P2P Connections with WebRTC

Introduction

With the advancement of the internet, modern-day web browsers are becoming more powerful every day with the introduction of native APIs like WebGL and WebRTC. In earlier days when we wanted to establish a connection between two web browsers, we needed a server in between transferring requests to and fro. But with WebRTC, Connections can be made from browser to browser without any need for a server.

How does it work?

WebRTC provides simple JavaScript APIs that any developer can use in their web or native applications. Establishing a connection using WebRTC is usually a three-step process.

  1. Signaling
  2. Connecting
  3. Communicating

Let’s go over these one by one,

Signaling

In order to connect to any peer on the internet, we need to know where the client is located. So when a client wants to stream the data, It will create an offer and put it on the signaling server. This offer contains information about the client. When creating this offer, we must note that not all devices are visible on the public internet and might not have the capability to expose their public IP addresses. It is hard to find the public IP address of the devices that sit behind a NAT (Network Address Translation) layer.

Hence, to avoid the problems included with clients behind NAT we use a protocol called Interactive Connectivity Establishment (ICE). ICE finds a way to get the connection between peers by relying on STUN. A STUN server returns the public IP address of the respective peer which can be further shared over the public internet.

Once we have the public address and are able to establish the peer connection, we no longer need STUN servers. So, we have the public address and are ready to connect. Now a peer will create an offer and  ready to connect.

Once peer A is ready to start a communication it creates an offer called SDP (Session Description Protocol) which is basically a JSON object that contains information about the session like the media format and network information

Connecting

Now that we have an SDP offer from peer A, we want the other peer(s) to accept that offer. The SDP offer will now be sent to the signaling server and the signaling server will take care of sending offers to other peer(s) on the internet who wants to join or connect.
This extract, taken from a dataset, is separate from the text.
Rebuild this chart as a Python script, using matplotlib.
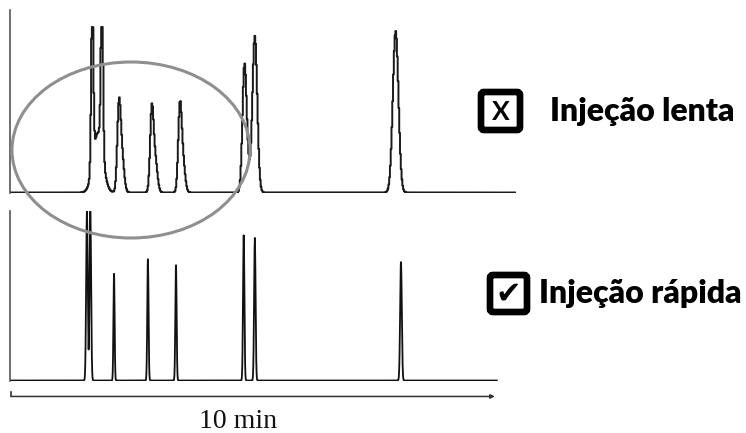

Once peer B wants to connect it accepts the SDP offer and sends its IP address for the connection.

Communication

Once both parties offer and accept the offer we can transfer the data. Since both peers have Public IP addresses they no longer need any server medium to transfer data between them unless they are behind NAT(Network Address Translation) servers which translates the public IP address to a local IP address keeping the client protected from the outside world. But even with NATs in the picture the communication is done through the P2P mechanism.

Who uses WebRTC?

Many popular streaming services in today’s world are mostly relying on WebRTC for P2P communication. As per Google Chrome’s report, people are streaming more than 214 million minutes on WebRTC per day and the count is only on Google Chrome without including other web browsers.

Some of the tech giants who use WebRTC are as follows,

  1. Google Meet and Hangouts
  2. Facebook Messenger
  3. Discord
  4. Amazon Chime
  5. House Party

WebRTC will be Widely used in Video Conferencing, Online Gaming, etc. Since the server is eliminated, there is almost no network traffic, the cost of servers is reduced and latency is involved in p2p connections.